Write Like an Impressionist
In art, Impressionism is not trying to capture an accurate reflection of real life. Instead, it focuses on how the artist perceives the scene. The artist is the filter or the lens through which we observe and sense the world. The result is a subjective, unique interpretation of the subject. It tells us something about the artist as much as it describes the scene they have captured.
Be an Impressionist in the content you create. Don’t settle with the dry, accurate, and allegedly objective subject description. Bring your own impression — your insights, thoughts, and opinions — to the front. The factual information is important and has value to the audience, but unless it is radically new, your unique contribution and your own voice are not apparent in it.
When you write like an Impressionist, you still provide the audience with valuable information, but you do so through your lens. You share your unique perspective. What you write becomes a reflection of you. You don’t just connect your audience to some idea — you create a connection between your audience and you.
Write Like a Cubist
Before Cubism was invented, paintings have always captured a scene from a single point of view. What you see on the canvas is a reflection or an interpretation of what the artist saw, standing in one place and observing the subject.

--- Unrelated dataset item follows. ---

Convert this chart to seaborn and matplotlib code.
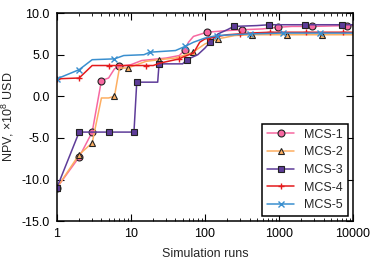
import pandas as pd
import seaborn as sns
import matplotlib
matplotlib.use("Agg")
import matplotlib.pyplot as plt
from matplotlib.ticker import FixedLocator, LogLocator, NullFormatter, FormatStrFormatter

# Best NPV found so far vs. number of simulation runs
mcs1_runs = [1, 2, 3, 4, 5, 6, 7, 10, 14, 30, 45, 54, 60, 70, 90, 106, 200, 316, 600, 970, 1500, 2800, 8300, 10000]
mcs1_npv = [-11.0, -7.3, -4.3, 1.9, 2.2, 3.3, 3.6, 3.8, 4.3, 4.6, 4.9, 5.6, 6.5, 7.2, 7.5, 7.7, 7.9, 8.0, 8.1, 8.3, 8.4, 8.4, 8.5, 8.5]
mcs1_marks = [1, 2, 3, 4, 7, 54, 106, 316, 970, 2800, 8300]

mcs2_runs = [1, 2, 3, 4, 5, 6, 7, 9, 12, 16, 24, 40, 69, 100, 150, 250, 430, 1290, 3800, 10000]
mcs2_npv = [-11.0, -7.0, -5.6, -0.2, -0.2, 0.0, 3.4, 3.4, 3.8, 4.2, 4.4, 4.6, 5.3, 6.3, 6.9, 7.3, 7.4, 7.4, 7.4, 7.4]
mcs2_marks = [1, 2, 3, 6, 9, 24, 69, 150, 430, 1290, 3800]

mcs3_runs = [1, 2, 5, 11, 12, 23, 24, 50, 57, 80, 100, 117, 150, 200, 245, 500, 734, 2240, 7000, 10000]
mcs3_npv = [-11.0, -4.3, -4.3, -4.3, 1.7, 1.7, 3.9, 3.9, 4.4, 5.0, 5.8, 6.5, 7.5, 8.0, 8.4, 8.5, 8.6, 8.6, 8.6, 8.6]
mcs3_marks = [1, 2, 5, 11, 12, 24, 57, 117, 245, 734, 2240, 7000]

mcs4_runs = [1, 2, 3, 5, 16, 20, 25, 45, 50, 70, 85, 100, 110, 130, 200, 300, 400, 750, 2300, 7300, 10000]
mcs4_npv = [2.1, 2.2, 3.7, 3.7, 3.7, 3.7, 4.0, 4.5, 4.7, 5.2, 6.5, 6.9, 7.0, 7.1, 7.4, 7.5, 7.6, 7.7, 7.7, 7.7, 7.7]
mcs4_marks = [1, 2, 5, 16, 45, 110, 300, 750, 2300, 7300]

mcs5_runs = [1, 2, 3, 6, 8, 15, 18, 40, 54, 70, 100, 145, 400, 1130, 3600, 10000]
mcs5_npv = [2.1, 3.2, 4.4, 4.5, 4.9, 5.0, 5.3, 5.5, 6.0, 6.5, 7.0, 7.3, 7.5, 7.6, 7.6, 7.6]
mcs5_marks = [1, 2, 6, 18, 54, 145, 400, 1130, 3600]

series = [
    ("MCS-1", mcs1_runs, mcs1_npv, mcs1_marks, "#f768a1", "o"),
    ("MCS-2", mcs2_runs, mcs2_npv, mcs2_marks, "#fdae61", "^"),
    ("MCS-3", mcs3_runs, mcs3_npv, mcs3_marks, "#5e3c99", "s"),
    ("MCS-4", mcs4_runs, mcs4_npv, mcs4_marks, "#e41a1c", "+"),
    ("MCS-5", mcs5_runs, mcs5_npv, mcs5_marks, "#3a8fcf", "x"),
]

sns.set_theme(style="ticks")
plt.rcParams["font.family"] = ["Liberation Sans", "DejaVu Sans"]
plt.rcParams["axes.unicode_minus"] = False
plt.rcParams["mathtext.fontset"] = "custom"
plt.rcParams["mathtext.rm"] = "Liberation Sans"
plt.rcParams["mathtext.it"] = "Liberation Sans:italic"

fig, ax = plt.subplots(figsize=(3.74, 2.62), dpi=100)
fig.subplots_adjust(left=0.152, right=0.944, top=0.950, bottom=0.156)

for name, runs, npv, marks, color, marker in series:
    df = pd.DataFrame({"runs": runs, "npv": npv})
    idx = [runs.index(r) for r in marks]
    mec = color if marker in ("+", "x") else "#222222"
    sns.lineplot(data=df, x="runs", y="npv", ax=ax, color=color, label=name,
                 marker=marker, markevery=idx, markersize=5, markeredgecolor=mec,
                 markeredgewidth=0.8 if marker not in ("+", "x") else 1.0,
                 linewidth=1.1, sort=False, estimator=None)

ax.set_xscale("log")
ax.set_xlim(1, 10000)
ax.set_ylim(-15, 10)
ax.xaxis.set_major_locator(FixedLocator([1, 10, 100, 1000, 10000]))
ax.xaxis.set_major_formatter(FormatStrFormatter("%d"))
ax.xaxis.set_minor_locator(LogLocator(base=10, subs=range(2, 10)))
ax.xaxis.set_minor_formatter(NullFormatter())
ax.yaxis.set_major_locator(FixedLocator([-15, -10, -5, 0, 5, 10]))
ax.yaxis.set_major_formatter(FormatStrFormatter("%.1f"))

for side in ["top", "right", "bottom", "left"]:
    ax.spines[side].set_visible(True)
    ax.spines[side].set_color("black")
    ax.spines[side].set_linewidth(1.1)
ax.tick_params(which="both", direction="in", top=True, right=True, colors="black", labelsize=9)
ax.tick_params(which="major", length=5, width=0.8, pad=5)
ax.tick_params(which="minor", length=2.5, width=0.6)

ax.set_xlabel("Simulation runs", fontsize=9, labelpad=6)
ax.set_ylabel(r"NPV, $\times10^8$ USD", fontsize=9, labelpad=4)

leg = ax.legend(loc="lower right", fontsize=9, frameon=True, fancybox=False,
                edgecolor="black", framealpha=1, handlelength=2.2, handletextpad=0.8,
                labelspacing=0.45, borderpad=0.4, borderaxespad=0.4)
leg.get_frame().set_linewidth(1.1)

fig.savefig("out.png", dpi=100)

Cubism radically changed that by allowing the artist to capture multiple perspectives and points of view within the same painting. A Cubist artwork often looks like a fragmented collage, with distinct, unnatural transitions between planes and perspectives. The result, however, is captivating. Even the plainest subject is turned into a fascinating landscape you can explore and continually discover new insights.
When you write like a Cubist, you never settle with one perspective. Highlighting different points of view on the subject makes it multi-dimensional. Short, catchy messages might be more popular, but discussing real-world issues requires more depth, and your audience will appreciate it.
Presenting different perspectives doesn’t mean you lose your voice. Like a Cubist painter, you should strive to deliver a coherent idea built on these different perspectives. When you manage to do that, you create a playground for your audience to explore instead of feeding them with a shallow, unidimensional view of the topic.
Write Like a Surrealist
Professional content tends to stick with the known and possible. We tend to write about things we have experienced or are experiencing while speculating to some extent about the future. We usually don’t write about the improbable.
And maybe this is why surrealism can be a fantastic tool to emphasize the point we are trying to make. Imagining the improbable creates an experience. It is playful and engaging. But that’s only part of it. The fantastic can highlight aspects of the idea or concept we try to convey. By portraying a surreal picture, the obvious and reasonable becomes more potent and vivid. Simply put, we no longer take it for granted.
An effective application of surrealism should be carefully planned. You should consider what aspects will be stretched to the improbable domain and which will be fixed in the known reality. You should verify that the impact of the surreal picture you portray is the impact you wish to create and strengthen the message you aim to convey.